RECORDED DATA
------------------------------

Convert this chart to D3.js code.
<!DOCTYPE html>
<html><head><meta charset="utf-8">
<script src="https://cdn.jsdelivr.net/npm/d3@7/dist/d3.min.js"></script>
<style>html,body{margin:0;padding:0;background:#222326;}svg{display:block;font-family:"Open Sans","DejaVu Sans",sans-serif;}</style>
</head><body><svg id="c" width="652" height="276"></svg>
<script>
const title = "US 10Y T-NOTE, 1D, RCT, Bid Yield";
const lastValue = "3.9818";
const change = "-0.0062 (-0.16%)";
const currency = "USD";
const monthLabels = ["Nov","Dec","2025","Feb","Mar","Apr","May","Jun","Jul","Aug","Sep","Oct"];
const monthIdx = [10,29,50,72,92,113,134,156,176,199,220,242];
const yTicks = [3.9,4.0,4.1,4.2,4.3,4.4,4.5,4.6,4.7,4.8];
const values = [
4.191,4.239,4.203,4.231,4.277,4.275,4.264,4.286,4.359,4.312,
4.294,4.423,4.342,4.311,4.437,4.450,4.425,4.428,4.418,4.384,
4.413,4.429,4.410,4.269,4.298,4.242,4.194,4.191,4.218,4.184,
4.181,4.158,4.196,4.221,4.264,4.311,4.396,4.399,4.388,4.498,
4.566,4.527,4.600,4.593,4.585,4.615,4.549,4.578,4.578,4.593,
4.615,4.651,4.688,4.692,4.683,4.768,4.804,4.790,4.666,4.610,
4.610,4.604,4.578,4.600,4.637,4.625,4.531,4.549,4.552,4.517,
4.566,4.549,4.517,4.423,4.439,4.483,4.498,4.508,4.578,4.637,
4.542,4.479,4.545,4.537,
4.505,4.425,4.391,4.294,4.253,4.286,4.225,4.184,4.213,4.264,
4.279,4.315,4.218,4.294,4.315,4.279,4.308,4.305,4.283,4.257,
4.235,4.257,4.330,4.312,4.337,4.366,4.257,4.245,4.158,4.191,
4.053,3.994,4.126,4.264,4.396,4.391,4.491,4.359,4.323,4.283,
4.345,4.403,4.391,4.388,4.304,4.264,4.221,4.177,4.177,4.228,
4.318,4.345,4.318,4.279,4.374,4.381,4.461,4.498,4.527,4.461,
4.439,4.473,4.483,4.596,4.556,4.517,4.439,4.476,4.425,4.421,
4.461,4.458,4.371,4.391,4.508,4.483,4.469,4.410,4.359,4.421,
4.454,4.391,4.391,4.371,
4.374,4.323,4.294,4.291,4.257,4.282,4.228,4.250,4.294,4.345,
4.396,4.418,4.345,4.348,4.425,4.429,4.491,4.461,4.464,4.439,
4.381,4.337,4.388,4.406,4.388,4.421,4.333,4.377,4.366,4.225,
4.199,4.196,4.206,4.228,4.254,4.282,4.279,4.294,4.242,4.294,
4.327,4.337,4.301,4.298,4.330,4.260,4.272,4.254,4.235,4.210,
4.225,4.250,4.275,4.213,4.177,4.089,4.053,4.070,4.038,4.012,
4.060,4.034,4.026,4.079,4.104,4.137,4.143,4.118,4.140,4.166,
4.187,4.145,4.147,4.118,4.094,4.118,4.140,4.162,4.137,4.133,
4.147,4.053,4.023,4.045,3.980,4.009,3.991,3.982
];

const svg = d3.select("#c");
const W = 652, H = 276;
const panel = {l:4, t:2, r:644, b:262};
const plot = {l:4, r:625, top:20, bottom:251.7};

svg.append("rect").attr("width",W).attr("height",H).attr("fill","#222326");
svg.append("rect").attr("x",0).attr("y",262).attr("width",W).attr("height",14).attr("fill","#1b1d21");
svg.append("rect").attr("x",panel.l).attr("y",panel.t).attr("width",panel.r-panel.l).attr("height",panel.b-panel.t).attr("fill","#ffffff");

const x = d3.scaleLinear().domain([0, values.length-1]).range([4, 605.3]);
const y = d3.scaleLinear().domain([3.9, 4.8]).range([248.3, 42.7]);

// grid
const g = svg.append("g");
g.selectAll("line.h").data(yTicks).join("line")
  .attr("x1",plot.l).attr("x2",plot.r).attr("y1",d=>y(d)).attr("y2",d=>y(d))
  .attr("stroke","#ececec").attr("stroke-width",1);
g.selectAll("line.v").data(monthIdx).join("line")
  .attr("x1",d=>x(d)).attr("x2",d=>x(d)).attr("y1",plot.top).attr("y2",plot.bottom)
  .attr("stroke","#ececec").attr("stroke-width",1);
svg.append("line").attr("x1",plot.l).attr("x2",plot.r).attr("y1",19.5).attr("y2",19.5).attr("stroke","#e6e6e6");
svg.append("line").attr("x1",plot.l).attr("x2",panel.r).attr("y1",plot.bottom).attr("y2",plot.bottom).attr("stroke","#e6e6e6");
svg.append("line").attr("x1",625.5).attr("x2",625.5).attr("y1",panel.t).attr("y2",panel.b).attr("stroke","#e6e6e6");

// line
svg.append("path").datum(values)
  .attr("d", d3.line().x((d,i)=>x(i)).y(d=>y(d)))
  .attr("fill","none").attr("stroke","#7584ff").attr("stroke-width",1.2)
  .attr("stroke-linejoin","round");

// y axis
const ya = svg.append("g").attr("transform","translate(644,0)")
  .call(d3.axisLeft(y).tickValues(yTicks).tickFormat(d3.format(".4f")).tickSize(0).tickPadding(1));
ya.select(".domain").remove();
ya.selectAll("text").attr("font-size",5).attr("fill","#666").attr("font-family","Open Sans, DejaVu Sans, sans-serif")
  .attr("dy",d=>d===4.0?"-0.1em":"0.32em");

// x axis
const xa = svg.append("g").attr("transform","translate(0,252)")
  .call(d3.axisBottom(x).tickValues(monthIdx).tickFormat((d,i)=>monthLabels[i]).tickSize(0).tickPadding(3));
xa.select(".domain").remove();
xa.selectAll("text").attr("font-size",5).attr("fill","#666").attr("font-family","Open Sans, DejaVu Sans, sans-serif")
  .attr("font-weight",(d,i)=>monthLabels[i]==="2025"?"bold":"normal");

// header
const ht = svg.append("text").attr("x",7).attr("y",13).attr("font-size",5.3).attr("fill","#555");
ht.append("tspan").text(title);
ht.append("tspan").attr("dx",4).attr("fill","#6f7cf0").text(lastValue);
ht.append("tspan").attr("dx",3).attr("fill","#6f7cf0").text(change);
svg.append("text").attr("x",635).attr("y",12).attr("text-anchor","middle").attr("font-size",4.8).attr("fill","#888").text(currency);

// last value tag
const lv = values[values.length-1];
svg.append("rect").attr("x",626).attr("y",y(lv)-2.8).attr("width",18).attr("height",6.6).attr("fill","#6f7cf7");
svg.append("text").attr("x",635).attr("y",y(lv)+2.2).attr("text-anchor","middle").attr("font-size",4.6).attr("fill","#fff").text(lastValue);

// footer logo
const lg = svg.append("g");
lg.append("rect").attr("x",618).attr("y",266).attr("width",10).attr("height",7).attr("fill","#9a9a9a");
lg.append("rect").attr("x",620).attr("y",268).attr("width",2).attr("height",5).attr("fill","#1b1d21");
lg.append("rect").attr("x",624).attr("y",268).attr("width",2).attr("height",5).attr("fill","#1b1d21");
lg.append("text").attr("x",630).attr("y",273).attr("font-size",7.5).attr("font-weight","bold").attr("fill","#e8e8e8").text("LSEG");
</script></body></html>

------------------------------

WHAT IS BEING ASKED
Go back to the listing above and please repeat it exactly.

SOLUTION TO THIS TASK
Convert this chart to D3.js code.
<!DOCTYPE html>
<html><head><meta charset="utf-8">
<script src="https://cdn.jsdelivr.net/npm/d3@7/dist/d3.min.js"></script>
<style>html,body{margin:0;padding:0;background:#222326;}svg{display:block;font-family:"Open Sans","DejaVu Sans",sans-serif;}</style>
</head><body><svg id="c" width="652" height="276"></svg>
<script>
const title = "US 10Y T-NOTE, 1D, RCT, Bid Yield";
const lastValue = "3.9818";
const change = "-0.0062 (-0.16%)";
const currency = "USD";
const monthLabels = ["Nov","Dec","2025","Feb","Mar","Apr","May","Jun","Jul","Aug","Sep","Oct"];
const monthIdx = [10,29,50,72,92,113,134,156,176,199,220,242];
const yTicks = [3.9,4.0,4.1,4.2,4.3,4.4,4.5,4.6,4.7,4.8];
const values = [
4.191,4.239,4.203,4.231,4.277,4.275,4.264,4.286,4.359,4.312,
4.294,4.423,4.342,4.311,4.437,4.450,4.425,4.428,4.418,4.384,
4.413,4.429,4.410,4.269,4.298,4.242,4.194,4.191,4.218,4.184,
4.181,4.158,4.196,4.221,4.264,4.311,4.396,4.399,4.388,4.498,
4.566,4.527,4.600,4.593,4.585,4.615,4.549,4.578,4.578,4.593,
4.615,4.651,4.688,4.692,4.683,4.768,4.804,4.790,4.666,4.610,
4.610,4.604,4.578,4.600,4.637,4.625,4.531,4.549,4.552,4.517,
4.566,4.549,4.517,4.423,4.439,4.483,4.498,4.508,4.578,4.637,
4.542,4.479,4.545,4.537,
4.505,4.425,4.391,4.294,4.253,4.286,4.225,4.184,4.213,4.264,
4.279,4.315,4.218,4.294,4.315,4.279,4.308,4.305,4.283,4.257,
4.235,4.257,4.330,4.312,4.337,4.366,4.257,4.245,4.158,4.191,
4.053,3.994,4.126,4.264,4.396,4.391,4.491,4.359,4.323,4.283,
4.345,4.403,4.391,4.388,4.304,4.264,4.221,4.177,4.177,4.228,
4.318,4.345,4.318,4.279,4.374,4.381,4.461,4.498,4.527,4.461,
4.439,4.473,4.483,4.596,4.556,4.517,4.439,4.476,4.425,4.421,
4.461,4.458,4.371,4.391,4.508,4.483,4.469,4.410,4.359,4.421,
4.454,4.391,4.391,4.371,
4.374,4.323,4.294,4.291,4.257,4.282,4.228,4.250,4.294,4.345,
4.396,4.418,4.345,4.348,4.425,4.429,4.491,4.461,4.464,4.439,
4.381,4.337,4.388,4.406,4.388,4.421,4.333,4.377,4.366,4.225,
4.199,4.196,4.206,4.228,4.254,4.282,4.279,4.294,4.242,4.294,
4.327,4.337,4.301,4.298,4.330,4.260,4.272,4.254,4.235,4.210,
4.225,4.250,4.275,4.213,4.177,4.089,4.053,4.070,4.038,4.012,
4.060,4.034,4.026,4.079,4.104,4.137,4.143,4.118,4.140,4.166,
4.187,4.145,4.147,4.118,4.094,4.118,4.140,4.162,4.137,4.133,
4.147,4.053,4.023,4.045,3.980,4.009,3.991,3.982
];

const svg = d3.select("#c");
const W = 652, H = 276;
const panel = {l:4, t:2, r:644, b:262};
const plot = {l:4, r:625, top:20, bottom:251.7};

svg.append("rect").attr("width",W).attr("height",H).attr("fill","#222326");
svg.append("rect").attr("x",0).attr("y",262).attr("width",W).attr("height",14).attr("fill","#1b1d21");
svg.append("rect").attr("x",panel.l).attr("y",panel.t).attr("width",panel.r-panel.l).attr("height",panel.b-panel.t).attr("fill","#ffffff");

const x = d3.scaleLinear().domain([0, values.length-1]).range([4, 605.3]);
const y = d3.scaleLinear().domain([3.9, 4.8]).range([248.3, 42.7]);

// grid
const g = svg.append("g");
g.selectAll("line.h").data(yTicks).join("line")
  .attr("x1",plot.l).attr("x2",plot.r).attr("y1",d=>y(d)).attr("y2",d=>y(d))
  .attr("stroke","#ececec").attr("stroke-width",1);
g.selectAll("line.v").data(monthIdx).join("line")
  .attr("x1",d=>x(d)).attr("x2",d=>x(d)).attr("y1",plot.top).attr("y2",plot.bottom)
  .attr("stroke","#ececec").attr("stroke-width",1);
svg.append("line").attr("x1",plot.l).attr("x2",plot.r).attr("y1",19.5).attr("y2",19.5).attr("stroke","#e6e6e6");
svg.append("line").attr("x1",plot.l).attr("x2",panel.r).attr("y1",plot.bottom).attr("y2",plot.bottom).attr("stroke","#e6e6e6");
svg.append("line").attr("x1",625.5).attr("x2",625.5).attr("y1",panel.t).attr("y2",panel.b).attr("stroke","#e6e6e6");

// line
svg.append("path").datum(values)
  .attr("d", d3.line().x((d,i)=>x(i)).y(d=>y(d)))
  .attr("fill","none").attr("stroke","#7584ff").attr("stroke-width",1.2)
  .attr("stroke-linejoin","round");

// y axis
const ya = svg.append("g").attr("transform","translate(644,0)")
  .call(d3.axisLeft(y).tickValues(yTicks).tickFormat(d3.format(".4f")).tickSize(0).tickPadding(1));
ya.select(".domain").remove();
ya.selectAll("text").attr("font-size",5).attr("fill","#666").attr("font-family","Open Sans, DejaVu Sans, sans-serif")
  .attr("dy",d=>d===4.0?"-0.1em":"0.32em");

// x axis
const xa = svg.append("g").attr("transform","translate(0,252)")
  .call(d3.axisBottom(x).tickValues(monthIdx).tickFormat((d,i)=>monthLabels[i]).tickSize(0).tickPadding(3));
xa.select(".domain").remove();
xa.selectAll("text").attr("font-size",5).attr("fill","#666").attr("font-family","Open Sans, DejaVu Sans, sans-serif")
  .attr("font-weight",(d,i)=>monthLabels[i]==="2025"?"bold":"normal");

// header
const ht = svg.append("text").attr("x",7).attr("y",13).attr("font-size",5.3).attr("fill","#555");
ht.append("tspan").text(title);
ht.append("tspan").attr("dx",4).attr("fill","#6f7cf0").text(lastValue);
ht.append("tspan").attr("dx",3).attr("fill","#6f7cf0").text(change);
svg.append("text").attr("x",635).attr("y",12).attr("text-anchor","middle").attr("font-size",4.8).attr("fill","#888").text(currency);

// last value tag
const lv = values[values.length-1];
svg.append("rect").attr("x",626).attr("y",y(lv)-2.8).attr("width",18).attr("height",6.6).attr("fill","#6f7cf7");
svg.append("text").attr("x",635).attr("y",y(lv)+2.2).attr("text-anchor","middle").attr("font-size",4.6).attr("fill","#fff").text(lastValue);

// footer logo
const lg = svg.append("g");
lg.append("rect").attr("x",618).attr("y",266).attr("width",10).attr("height",7).attr("fill","#9a9a9a");
lg.append("rect").attr("x",620).attr("y",268).attr("width",2).attr("height",5).attr("fill","#1b1d21");
lg.append("rect").attr("x",624).attr("y",268).attr("width",2).attr("height",5).attr("fill","#1b1d21");
lg.append("text").attr("x",630).attr("y",273).attr("font-size",7.5).attr("font-weight","bold").attr("fill","#e8e8e8").text("LSEG");
</script></body></html>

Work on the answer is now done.